Update dev notes and changelog

DEVELOPER.md

@@ -110,23 +110,30 @@ The welcome popup explains that the app:
 
 ## Core Components
 
-### 1. MapDataProvider
+### 1. MapDataProvider & Smart Area Caching
 
-**Purpose**: Unified interface for fetching map tiles and surveillance nodes
+**Purpose**: Unified interface for fetching map tiles and surveillance nodes with intelligent area caching
 
 **Design decisions:**
-- **Pluggable sources**: Local (cached) vs Remote (live API)
-- **Offline-first**: Always try local first, graceful degradation
+- **Single fetch strategy**: Uses PrefetchAreaService for smart 3x area caching instead of dual immediate/background fetching
+- **Spatial + temporal refresh**: Fetches larger areas (3x visible bounds) and refreshes stale data (>60s old)
+- **Offline-first**: Always try local cache first, graceful degradation
 - **Mode-aware**: Different behavior for production vs sandbox
 - **Failure handling**: Never crash the UI, always provide fallbacks
 
 **Key methods:**
-- `getNodes()`: Smart fetching with local/remote merging
-- `getTile()`: Tile fetching with caching
+- `getNodes()`: Returns cache immediately, triggers pre-fetch if needed (spatial or temporal)
+- `getTile()`: Tile fetching with enhanced retry strategy (6 attempts, 1-8s delays)

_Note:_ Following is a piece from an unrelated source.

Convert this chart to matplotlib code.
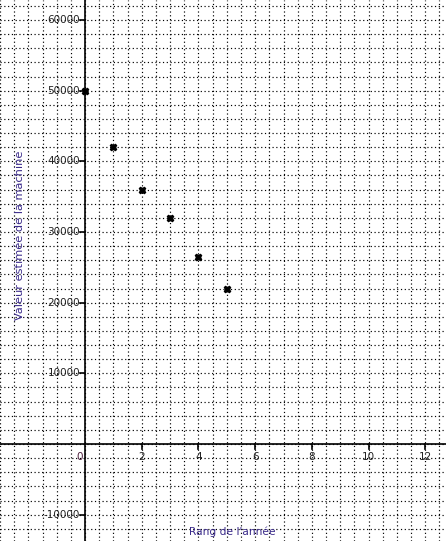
import matplotlib
matplotlib.use("Agg")
import matplotlib.pyplot as plt
import numpy as np

rang = [0, 1, 2, 3, 4, 5]
valeur = [50000, 42000, 36000, 32000, 26500, 22000]
xticks = [2, 4, 6, 8, 10, 12]
yticks = [-10000, 10000, 20000, 30000, 40000, 50000, 60000]

fig = plt.figure(figsize=(4.46, 5.41), dpi=100)
ax = fig.add_axes([0, 0, 1, 1])
xmin, xmax = -3.0, 12.73
ymin, ymax = -13720, 62830
ax.set_xlim(xmin, xmax)
ax.set_ylim(ymin, ymax)
for s in ax.spines.values():
    s.set_visible(False)
ax.set_xticks([]); ax.set_yticks([])

# dotted grid
for gx in np.arange(-3.0, 13.0, 0.5):
    ax.axvline(gx, color='black', lw=0.85, ls=(0, (1, 2.2)), zorder=1, snap=True)
for gy in np.arange(-12000, 64000, 2000):
    ax.axhline(gy, color='black', lw=0.85, ls=(0, (1, 2.2)), zorder=1, snap=True)

# axes through origin
ax.axhline(0, color='black', lw=1.2, zorder=2)
ax.axvline(0, color='black', lw=1.2, zorder=2)

dx = (xmax - xmin) / 446
dy = (ymax - ymin) / 541
for t in xticks:
    ax.plot([t, t], [0, -5 * dy], color='black', lw=1.2, zorder=2)
    ax.text(t, -8 * dy, str(t), ha='center', va='top', fontsize=7.5, color='#222222')
ax.text(-2 * dx, -8 * dy, '0', ha='right', va='top', fontsize=7.5, color='#4a1a3a')
for t in yticks:
    ax.plot([-5 * dx, 0], [t, t], color='black', lw=1.2, zorder=2)
    ax.text(-5 * dx, t, str(t), ha='right', va='center', fontsize=7.5, color='#222222')

ax.plot(rang, valeur, ls='none', marker='X', markersize=4.5, color='black', zorder=3)

title_col = '#3a2a8a'
ax.text(xmin + 232 * dx, ymax - 532 * dy, "Rang de l'année", ha='center', va='center',
        fontsize=7.7, color=title_col)
ax.text(xmin + 20 * dx, ymax - 235 * dy, "Valeur estimée de la machine", ha='center', va='center',
        rotation=90, fontsize=8.2, color=title_col)

fig.savefig('out.png', dpi=100)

 - `_fetchRemoteNodes()`: Handles Overpass → OSM API fallback
 
-**Why unified interface:**
-The app needs to seamlessly switch between multiple data sources (local cache, Overpass API, OSM API, offline areas) based on network status, upload mode, and zoom level. A single interface prevents the UI from needing to know about these complexities.
+**Smart caching flow:**
+1. Check if current view within cached area AND data <60s old
+2. If not: trigger pre-fetch of 3x larger area, show loading state
+3. Return cache immediately for responsive UI
+4. When pre-fetch completes: update cache, refresh UI, report success
+
+**Why this approach:**
+Reduces API load by 3-4x while ensuring data freshness. User sees instant responses from cache while background fetching keeps data current. Eliminates complex dual-path logic in favor of simple spatial/temporal triggers.
 
 ### 2. Node Operations (Create/Edit/Delete)
 
@@ -186,7 +193,7 @@ Users expect instant response to their actions. By immediately updating the cach
 **Why underscore prefix:**
 These are internal app tags, not OSM tags. The underscore prefix makes this explicit and prevents accidental upload to OSM.
 
-### 5. Multi-API Data Sources
+### 5. Enhanced Overpass Integration & Error Handling
 
 **Production mode:** Overpass API → OSM API fallback
 **Sandbox mode:** OSM API only (Overpass doesn't have sandbox data)
@@ -195,8 +202,19 @@ These are internal app tags, not OSM tags. The underscore prefix makes this expl
 - **Production (Overpass)**: Zoom ≥ 10 (established limit)
 - **Sandbox (OSM API)**: Zoom ≥ 13 (stricter due to bbox limits)
 
-**Why different zoom limits:**
-The OSM API returns ALL data types (nodes, ways, relations) in a bounding box and has stricter size limits. Overpass is more efficient for large areas. The zoom restrictions prevent API errors and excessive data transfer.
+**Smart error handling & splitting:**
+- **50k node limit**: Automatically splits query into 4 quadrants, recursively up to 3 levels deep
+- **Timeout errors**: Also triggers splitting (dense areas with many profiles)  
+- **Rate limiting**: Extended backoff (30s), no splitting (would make it worse)
+- **Surgical detection**: Only splits on actual limit errors, not network issues
+
+**Query optimization:**
+- **Pre-fetch limit**: 4x user's display limit (e.g., 1000 nodes for 250 display limit)
+- **User-initiated detection**: Only reports loading status for user-facing operations  
+- **Background operations**: Pre-fetch runs silently, doesn't trigger loading states
+
+**Why this approach:**
+Dense urban areas (SF, NYC) with many profiles enabled can easily exceed both 50k node limits and 25s timeouts. Splitting reduces query complexity while surgical error detection avoids unnecessary API load from network issues.
 
 ### 6. Offline vs Online Mode Behavior